Dec 1, 2010 10:29 GMT  ·  By
Sensors on two finger-like mini-booms extending horizontally from the mast of NASA's Mars rover Curiosity will monitor wind speed, wind direction and air temperature
   Sensors on two finger-like mini-booms extending horizontally from the mast of NASA's Mars rover Curiosity will monitor wind speed, wind direction and air temperature

When the Mars Science Laboratory rover, now called Curiosity, will roam the surface of our neighboring planet, it will provide daily weather bulletins for mission controllers on Earth. The readings will be taken by a Spanish instrument that will go on the explorations robot.

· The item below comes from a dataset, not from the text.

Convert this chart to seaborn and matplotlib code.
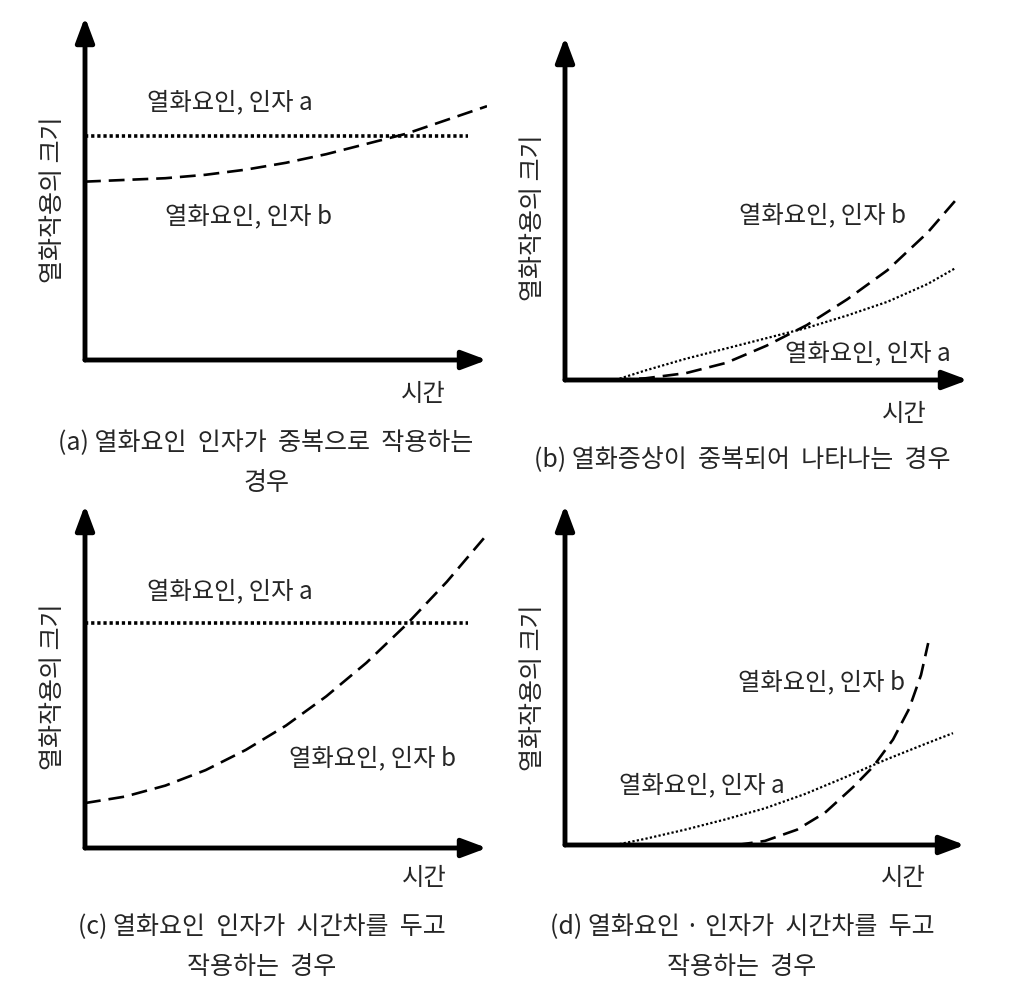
import matplotlib
matplotlib.use("Agg")
import matplotlib.pyplot as plt
import seaborn as sns

sns.set_style("white")
plt.rcParams['font.family'] = ['Noto Sans CJK KR', 'DejaVu Sans']

# 공통 텍스트
y_label = "열화작용의 크기"
x_label = "시간"
label_a = "열화요인, 인자 a"
label_b = "열화요인, 인자 b"

# (a) 열화요인 인자가 중복으로 작용
a_x_a = [0, 9.53]
a_y_a = [6.54, 6.54]
a_x_b = [0, 1, 2, 3, 4, 5, 6, 7, 8, 9, 10]
a_y_b = [5.2, 5.25, 5.3, 5.4, 5.55, 5.75, 6.0, 6.3, 6.6, 7.0, 7.4]

# (b) 열화증상이 중복
b_x_a = [1.25, 2, 3, 4, 5, 6, 7, 8, 9, 9.7]
b_y_a = [0, 0.28, 0.62, 0.92, 1.22, 1.52, 1.88, 2.28, 2.8, 3.27]
b_x_b = [1.25, 2, 3, 4, 5, 6, 7, 8, 9, 9.7]
b_y_b = [0, 0.05, 0.2, 0.5, 1.0, 1.6, 2.35, 3.2, 4.3, 5.25]

# (c) 시간차를 두고 작용
c_x_a = [0, 9.53]
c_y_a = [6.56, 6.56]
c_x_b = [0, 1, 2, 3, 4, 5, 6, 7, 8, 9, 9.95]
c_y_b = [1.31, 1.5, 1.82, 2.27, 2.86, 3.57, 4.42, 5.4, 6.52, 7.76, 9.07]

# (d) 열화요인 · 인자가 시간차를 두고 작용
d_x_a = [1.25, 2, 3, 4, 5, 6, 7, 8, 9, 9.7]
d_y_a = [0, 0.18, 0.45, 0.75, 1.08, 1.5, 1.99, 2.5, 2.97, 3.29]
d_x_b = [4.3, 5, 5.8, 6.5, 7.2, 7.7, 8.2, 8.6, 8.9, 9.08]
d_y_b = [0, 0.12, 0.45, 0.95, 1.7, 2.3, 3.1, 4.0, 5.0, 5.94]

captions = [
    ["(a) 열화요인  인자가  중복으로  작용하는", "경우"],
    ["(b) 열화증상이  중복되어  나타나는  경우"],
    ["(c) 열화요인  인자가  시간차를  두고", "작용하는  경우"],
    ["(d) 열화요인 · 인자가  시간차를  두고", "작용하는  경우"],
]

W, H = 1032, 984
fig = plt.figure(figsize=(W / 100, H / 100), dpi=100)


def make_axes(left, right, bottom, top):
    # 픽셀 좌표 -> figure 비율
    ax = fig.add_axes([left / W, 1 - bottom / H, (right - left) / W, (bottom - top) / H])
    ax.set_xlim(0, 10)
    ax.set_ylim(0, 10)
    ax.axis("off")
    arrow = dict(arrowstyle="-|>,head_length=0.75,head_width=0.28", lw=3.5, color="k",
                 mutation_scale=20, shrinkA=0, shrinkB=0)
    ax.annotate("", xy=(1, 0), xytext=(0, 0), xycoords="axes fraction", arrowprops=arrow)
    ax.annotate("", xy=(0, 1), xytext=(0, 0), xycoords="axes fraction", arrowprops=arrow)
    return ax


dash_b = (0, (6, 3))
dot_thick = (0, (0.9, 0.8))
dot_thin = (0, (1, 1))
fs = 17.5

panels = [
    dict(box=(85, 487, 360, 17), xa=a_x_a, ya=a_y_a, xb=a_x_b, yb=a_y_b, dot=dot_thick, dlw=2.6,
         ta=(3.61, 7.52), tb=(4.06, 4.2), ylab=(53, 200), xlab=(423, 394)),
    dict(box=(565, 968, 380, 37), xa=b_x_a, ya=b_y_a, xb=b_x_b, yb=b_y_b, dot=dot_thin, dlw=1.6,
         ta=(7.52, 0.79), tb=(6.4, 4.81), ylab=(533, 218), xlab=(904, 414)),
    dict(box=(85, 487, 848, 505), xa=c_x_a, ya=c_y_a, xb=c_x_b, yb=c_y_b, dot=dot_thick, dlw=2.6,
         ta=(3.61, 7.48), tb=(7.14, 2.62), ylab=(53, 687), xlab=(424, 878)),
    dict(box=(565, 965, 845, 505), xa=d_x_a, ya=d_y_a, xb=d_x_b, yb=d_y_b, dot=dot_thin, dlw=1.6,
         ta=(3.43, 1.76), tb=(6.4, 4.79), ylab=(533, 688), xlab=(903, 878)),
]

for p in panels:
    ax = make_axes(*p["box"])
    sns.lineplot(x=p["xa"], y=p["ya"], ax=ax, color="k", lw=p["dlw"], linestyle=p["dot"])
    sns.lineplot(x=p["xb"], y=p["yb"], ax=ax, color="k", lw=1.9, linestyle=dash_b)
    ax.text(*p["ta"], label_a, ha="center", va="center", fontsize=fs)
    ax.text(*p["tb"], label_b, ha="center", va="center", fontsize=fs)
    fig.text(p["ylab"][0] / W, 1 - p["ylab"][1] / H, y_label, rotation=90,
             ha="center", va="center", fontsize=18)
    fig.text(p["xlab"][0] / W, 1 - p["xlab"][1] / H, x_label,
             ha="center", va="center", fontsize=fs)

cap_pos = [(266, 443), (742, 459), (262, 927), (742, 927)]
for lines, (cx, cy) in zip(captions, cap_pos):
    for i, line in enumerate(lines):
        fig.text(cx / W, 1 - (cy + i * 40) / H, line, ha="center", va="center",
                 fontsize=18)

fig.savefig("out.png", dpi=100, facecolor="white")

In addition to searching for signs of past life on the Red Planet, the MSL is also tasked with a variety of other missions, such as for example conducting exhaustive analyses on the current conditions on Mars.

At the same time, other instruments will search for clues as to how the environment looked like several billions of years ago, when experts say an ocean of liquid water existed on the planet.

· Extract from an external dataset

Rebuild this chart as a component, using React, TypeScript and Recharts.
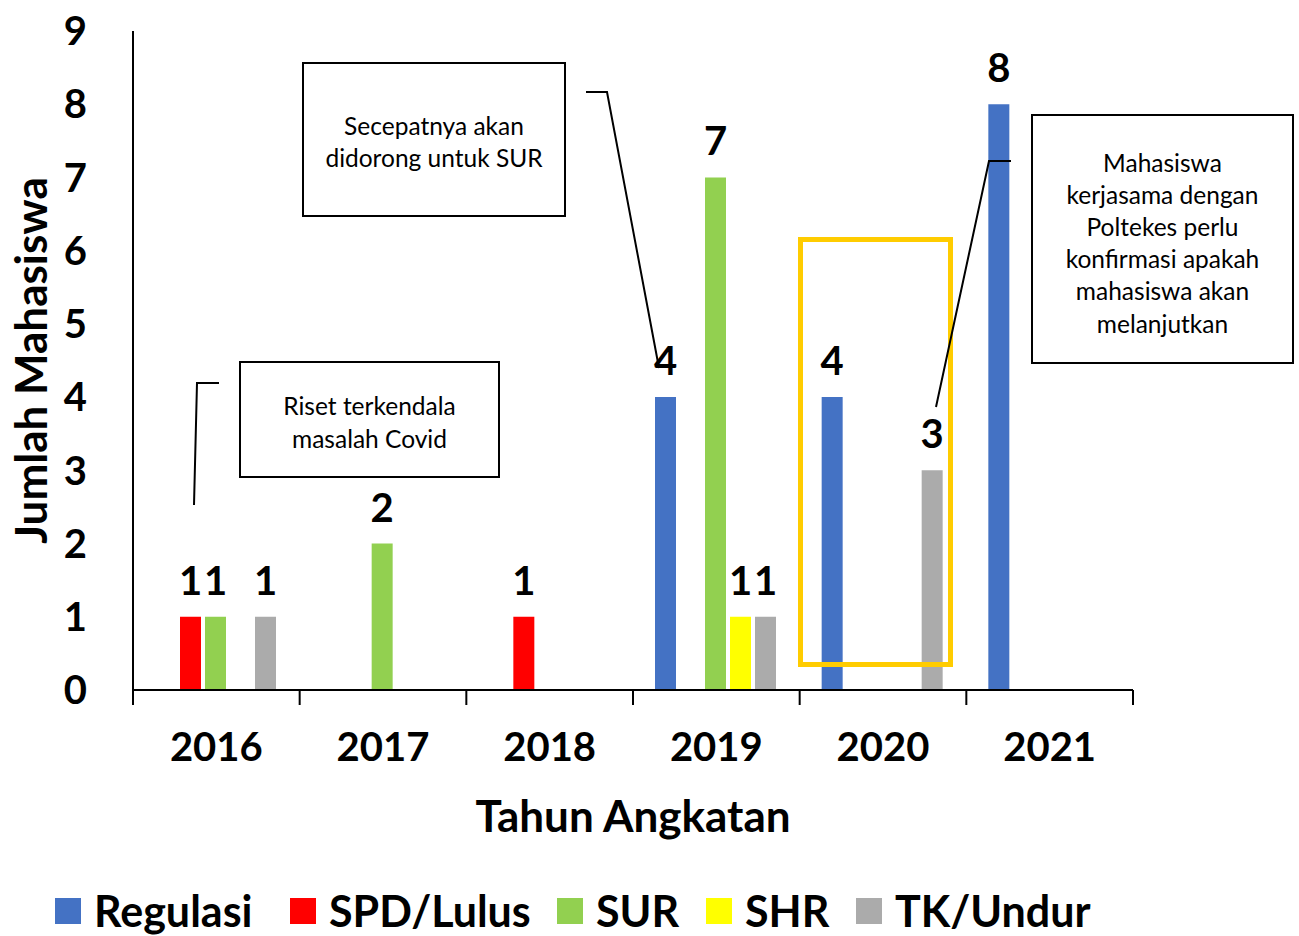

By measuring daily and seasonal changes in the atmosphere, researchers will be able to derive long-term trends in Martian atmospheric conditions near Curiosity's landing site.

These data will come in handy if manned missions to the planet are to be conducted. Astronauts that will go there will need to know what type of weather they can expect at various landing locations.

The MSL will carry with it a complex suite of 10 scientific instruments. The Rover Environmental Monitoring Station (REMS) is just one of them. The instrument was built in Spain.

The construction efforts were coordinated by the country's Ministry of Science and Innovation and the Spanish Center for Industrial Technology Development. The device was integrated within the MSL in September, experts say.

The ensemble, which features sensors on Curiosity's mast, deck and inside compartments, is currently undergoing tests at the Pasadena, California-based NASA Jet Propulsion Laboratory (JPL).

Developing the external sensors was the most difficult part of the project, simply because these devices needed to be able to withstand wild temperature fluctuations without giving false readings.

“That was our biggest engineering challenge. The sensors will get very cold and go through great changes in temperature every day,” explains the principal investigator of REMS, Javier Gómez-Elvira.

The expert holds an appointment as an aeronautical engineer at the Centro de Astrobiología, in Madrid, an organization affiliated with the Spanish National Research Council and the National Institute for Aerospace Technology.

“We will gain information about whether local conditions are favorable for habitability, and we will also contribute to understanding the global atmosphere of Mars,” the expert says.

“The circulation models of the Mars atmosphere are based mainly on observations by orbiters. Our measurements will provide a way to verify and improve the models,” he goes on to say.

The Mini Cooper-sized MSL will launch next year, and is tentatively scheduled to land on Mars in 2012. Power is provided by a nuclear reactor, and so low temperatures are not expected to affect it.